The Naked Scientists podcast recently interviewed David Nutt who is the head of Imperial College London’s Centre for Psychedelic Research.
The interview focused on the effects of psychedelic substances on the brain. Below are some of the key takeaways:
Nutt believes that psychedelic medicines create optimal conditions for cultivating new ideas, perceptions, and ways of thinking which have been particularly helpful in the treatment of mental health conditions, particularly depression.
He states that these substances put the brain in a "child-like" state: "The high level parts of your cortex, the thinking parts, the parts which integrate your hearing, your sight, your touch, etcetera - they get disrupted by psychedelics. Psychedelics, in a very simple way, put you back to what your brain was like when you were a child, when all kinds of connections were possible. The process of neural development is not a growing of the brain; it's a shrinking of the brain, getting rid of connections which you don't want. Over the decades from childhood, the brain becomes more and more constricted in what it does and more and more rigid, and psychedelics disrupt that and put you back transiently into that state of childhood wonder."
He goes on to explain that psychedelics seem to be particularly effective in reducing rumination and allowing for a more positive and constructive perspective to emerge.

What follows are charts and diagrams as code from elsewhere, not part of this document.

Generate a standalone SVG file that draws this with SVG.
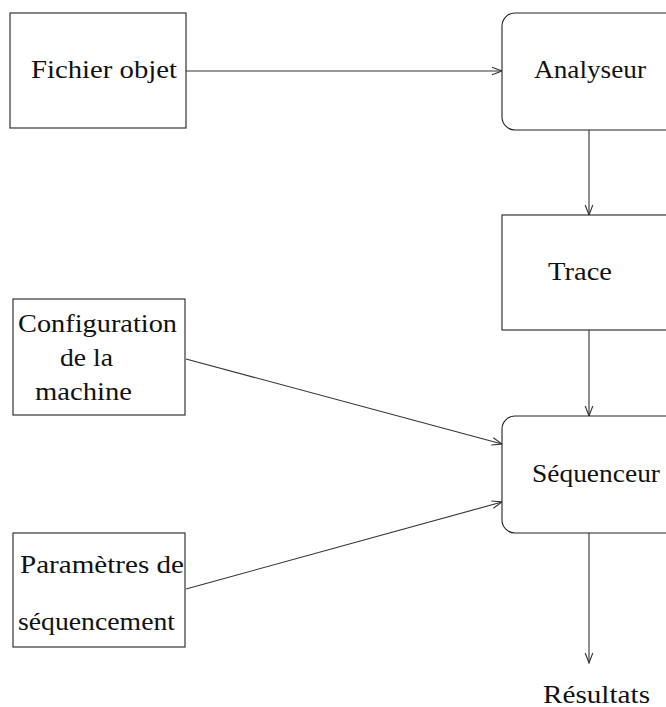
<svg xmlns="http://www.w3.org/2000/svg" width="666" height="707" viewBox="0 0 666 707">
<defs>
<style>
.box{fill:#fff;stroke:#222;stroke-width:1.1}
.lbl{font-family:"Liberation Serif","DejaVu Serif",serif;font-size:24.5px;fill:#111}
.edge{stroke:#333;stroke-width:1.1;fill:none;marker-end:url(#ah)}
</style>
<marker id="ah" markerUnits="userSpaceOnUse" markerWidth="12" markerHeight="10" viewBox="0 0 12 10" refX="11" refY="5" orient="auto">
<path d="M1,1.2 L11,5 L1,8.8" fill="none" stroke="#333" stroke-width="1.1"/>
</marker>
</defs>
<rect width="666" height="707" fill="#fff"/>
<g id="connectors">
<line class="edge" x1="186" y1="71" x2="502" y2="71"/>
<line class="edge" x1="589" y1="130" x2="589" y2="215"/>
<line class="edge" x1="589" y1="330" x2="589" y2="416"/>
<line class="edge" x1="186" y1="359" x2="502" y2="444"/>
<line class="edge" x1="186" y1="589" x2="502" y2="502"/>
<line class="edge" x1="589" y1="533" x2="589" y2="663"/>
</g>
<g id="fichier">
<rect class="box" x="10" y="13" width="176" height="115"/>
<text class="lbl" x="31" y="78" textLength="146" lengthAdjust="spacingAndGlyphs">Fichier objet</text>
</g>
<g id="analyseur">
<rect class="box" x="502" y="13" width="190" height="117" rx="13"/>
<text class="lbl" x="534" y="78" textLength="112" lengthAdjust="spacingAndGlyphs">Analyseur</text>
</g>
<g id="trace">
<rect class="box" x="502" y="215" width="190" height="115"/>
<text class="lbl" x="548" y="280" textLength="64" lengthAdjust="spacingAndGlyphs">Trace</text>
</g>
<g id="config">
<rect class="box" x="13" y="299" width="172" height="116"/>
<text class="lbl" x="18" y="332" textLength="159" lengthAdjust="spacingAndGlyphs">Configuration</text>
<text class="lbl" x="60" y="366" textLength="53" lengthAdjust="spacingAndGlyphs">de la</text>
<text class="lbl" x="35" y="400" textLength="97" lengthAdjust="spacingAndGlyphs">machine</text>
</g>
<g id="sequenceur">
<rect class="box" x="502" y="416" width="190" height="117" rx="13"/>
<text class="lbl" x="532" y="482" textLength="128" lengthAdjust="spacingAndGlyphs">Séquenceur</text>
</g>
<g id="parametres">
<rect class="box" x="13" y="533" width="172" height="114"/>
<text class="lbl" x="20" y="573" textLength="164" lengthAdjust="spacingAndGlyphs">Paramètres de</text>
<text class="lbl" x="18" y="630" textLength="157" lengthAdjust="spacingAndGlyphs">séquencement</text>
</g>
<g id="resultats">
<text class="lbl" x="543" y="703" textLength="107" lengthAdjust="spacingAndGlyphs">Résultats</text>
</g>
</svg>
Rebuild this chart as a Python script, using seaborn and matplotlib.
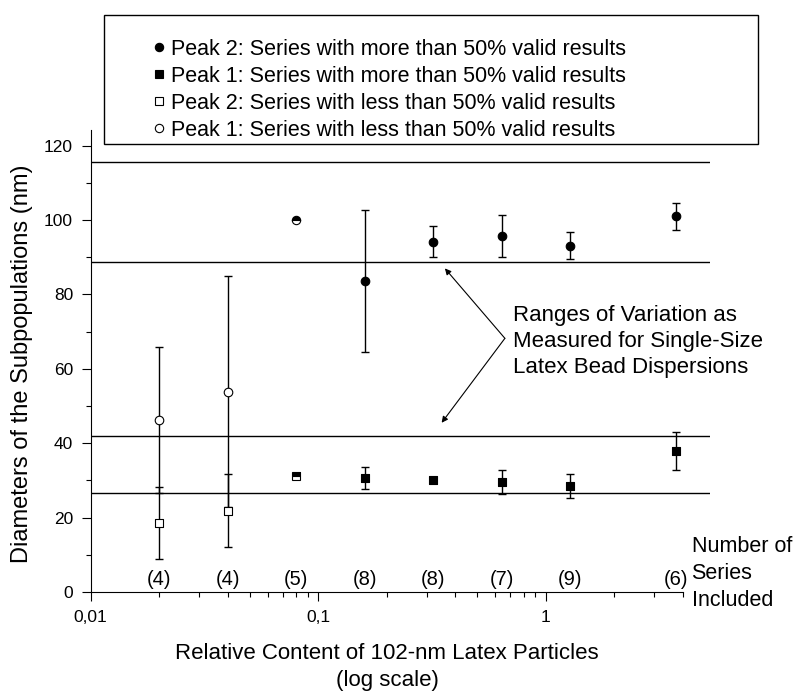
import matplotlib
matplotlib.use("Agg")
import matplotlib.pyplot as plt
import matplotlib.ticker as mticker
from matplotlib.lines import Line2D
from matplotlib.patches import Rectangle
import pandas as pd
import seaborn as sns

sns.set_theme(style="ticks")
plt.rcParams['font.family'] = ['Liberation Sans', 'DejaVu Sans']
plt.rcParams.update({"text.color": "black", "axes.labelcolor": "black",
                     "xtick.color": "black", "ytick.color": "black"})

# relative content of the 102-nm particles -> diameters (nm), +- error
peak2_more_x = [0.16, 0.32, 0.64, 1.28, 3.75]
peak2_more_y = [83.6, 94.2, 95.7, 93.1, 101.0]
peak2_more_err = [19.2, 4.2, 5.7, 3.7, 3.7]

peak1_more_x = [0.16, 0.32, 0.64, 1.28, 3.75]
peak1_more_y = [30.6, 30.2, 29.6, 28.5, 37.9]
peak1_more_err = [3.0, 0.0, 3.2, 3.3, 5.2]

peak2_less_x = [0.02, 0.04]
peak2_less_y = [18.5, 21.9]
peak2_less_err = [9.6, 9.9]

peak1_less_x = [0.02, 0.04]
peak1_less_y = [46.3, 53.9]
peak1_less_err = [19.7, 31.1]

# at 0.08 both kinds of points sit on top of each other
mixed_x = [0.08]
mixed_circle_y = [100.1]
mixed_square_y = [31.3]

# ranges measured for single-size dispersions
range_lines = [115.7, 88.8, 41.9, 26.5]

# number of series included
count_x = [0.02, 0.04, 0.08, 0.16, 0.32, 0.64, 1.28, 3.75]
counts = [4, 4, 5, 8, 8, 7, 9, 6]

labels = [
    "Peak 2: Series with more than 50% valid results",
    "Peak 1: Series with more than 50% valid results",
    "Peak 2: Series with less than 50% valid results",
    "Peak 1: Series with less than 50% valid results",
]

series = [
    (peak2_more_x, peak2_more_y, peak2_more_err, "o", True),
    (peak1_more_x, peak1_more_y, peak1_more_err, "s", True),
    (peak2_less_x, peak2_less_y, peak2_less_err, "s", False),
    (peak1_less_x, peak1_less_y, peak1_less_err, "o", False),
]

fig = plt.figure(figsize=(7.95, 6.92), dpi=100)
ax = fig.add_axes([0.1141, 0.1445, 0.7790, 0.6676])

for y in range_lines:
    ax.axhline(y, color="black", lw=1.0, zorder=1)

handles = []
for (xs, ys, errs, marker, filled), label in zip(series, labels):
    df = pd.DataFrame({"x": xs, "y": ys, "err": errs})
    ax.errorbar(df["x"], df["y"], yerr=df["err"], fmt="none", ecolor="black",
                elinewidth=1.0, capsize=3, capthick=1.0, zorder=2)
    face = "black" if filled else "white"
    sns.scatterplot(data=df, x="x", y="y", ax=ax, marker=marker, s=38,
                    facecolor=face, edgecolor="black", linewidth=0.8,
                    zorder=3)
    handles.append(Line2D([], [], marker=marker, ls="none", markersize=6,
                          markerfacecolor=face, markeredgecolor="black",
                          markeredgewidth=0.8))

for ys, marker in [(mixed_circle_y, "o"), (mixed_square_y, "s")]:
    ax.plot(mixed_x, ys, marker=marker, ls="none", markersize=6,
            fillstyle="top", markerfacecolor="black",
            markerfacecoloralt="white", markeredgecolor="black",
            markeredgewidth=0.8, zorder=3)

ax.set_xscale("log")
ax.set_xlim(0.01, 5.28)
ax.set_ylim(0, 124.2)

ax.set_xticks([0.01, 0.1, 1])
ax.set_xticklabels(["0,01", "0,1", "1"])
minor = [m * d for d in (0.01, 0.1) for m in range(2, 10)] + [2, 3, 4]
ax.xaxis.set_minor_locator(mticker.FixedLocator(minor))
ax.xaxis.set_minor_formatter(mticker.NullFormatter())
ax.yaxis.set_major_locator(mticker.MultipleLocator(20))
ax.yaxis.set_minor_locator(mticker.MultipleLocator(10))

ax.tick_params(which="major", direction="out", length=6.7, width=0.8,
               labelsize=12.5, pad=6, color="black")
ax.tick_params(which="minor", direction="out", length=3.5, width=0.8,
               color="black")

for side in ["top", "right"]:
    ax.spines[side].set_visible(False)
for side in ["left", "bottom"]:
    ax.spines[side].set_linewidth(0.8)
    ax.spines[side].set_color("black")
ax.spines["bottom"].set_bounds(0.01, 4.0)

ax.set_ylabel("Diameters of the Subpopulations (nm)", fontsize=17)
ax.yaxis.label.set_verticalalignment("center")
ax.yaxis.set_label_coords(-0.1114, 0.494)
ax.set_xlabel("Relative Content of 102-nm Latex Particles\n(log scale)",
              fontsize=16, linespacing=1.35)
ax.xaxis.label.set_verticalalignment("center")
ax.xaxis.set_label_coords(0.4785, -0.1617)

for x, n in zip(count_x, counts):
    ax.text(x, 3.4, f"({n})", ha="center", va="center", fontsize=14.5)

ax.text(4.38, 5.0, "Number of\nSeries\nIncluded", ha="left", va="center",
        fontsize=15.5, linespacing=1.35, clip_on=False)

arrow = dict(arrowstyle="-|>", color="black", lw=0.8, mutation_scale=9,
             shrinkA=0, shrinkB=0)
ax.annotate("", xy=(0.3607, 87.0), xytext=(0.662, 68.2), arrowprops=arrow)
ax.annotate("", xy=(0.349, 45.5), xytext=(0.662, 68.2), arrowprops=arrow)
ax.text(0.720, 67.3, "Ranges of Variation as\nMeasured for Single-Size\nLatex Bead Dispersions",
        ha="left", va="center", fontsize=16, linespacing=1.3)

fig.add_artist(Rectangle((0.1308, 0.7926), 0.8226, 0.1853,
                         transform=fig.transFigure, fill=False,
                         edgecolor="black", lw=1.0))
fig.legend(handles, labels, loc="center left", bbox_to_anchor=(0.1918, 0.8704),
           frameon=False, fontsize=15.5, handlelength=0.6, handletextpad=0.25,
           labelspacing=0.28, borderpad=0, borderaxespad=0)

fig.savefig("out.png", dpi=100)
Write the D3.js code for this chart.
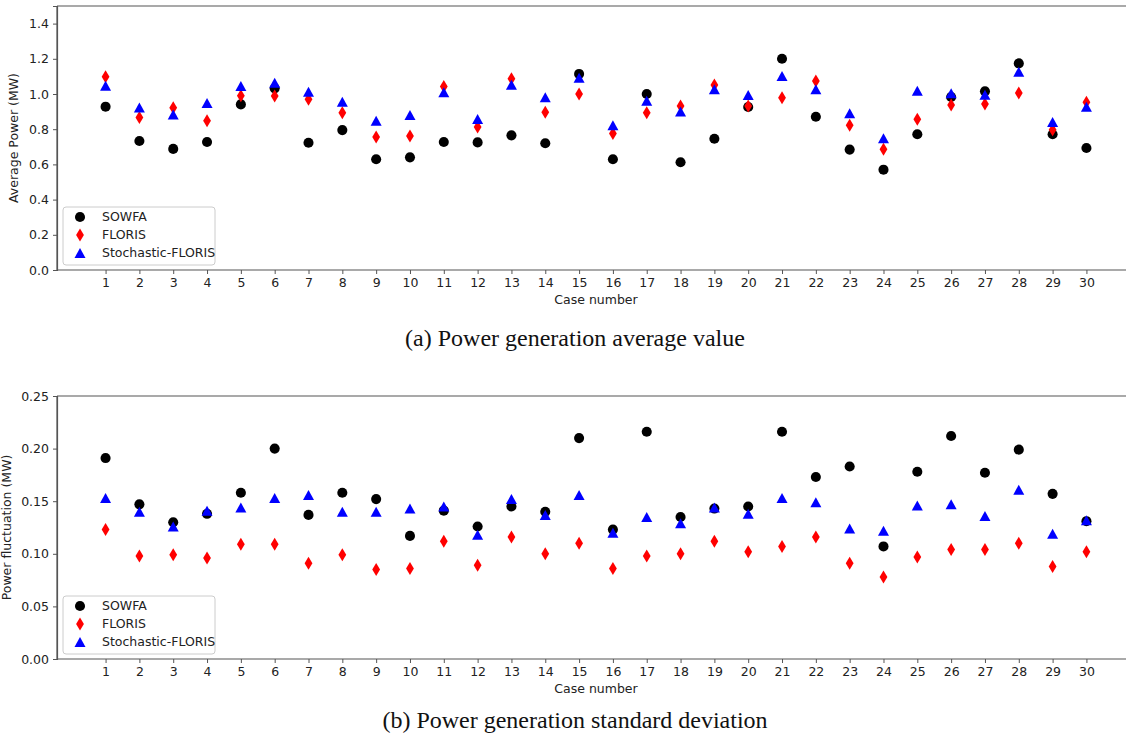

In response to the role and impact of hallucinations, he adds " So visual hallucinations, they're really remarkable, because under psychedelics your visual cortex temporarily is unable to properly reconstruct the signals in the eye into images, and those simple hallucinations - we know from sophisticated electrophysiological experiments - those are the very early ways in which you reconstruct what you see. So under psychedelics, you actually see the primary workings of your visual cortex, which is actually, I think, extraordinarily interesting and something which you haven't experienced since you were a child."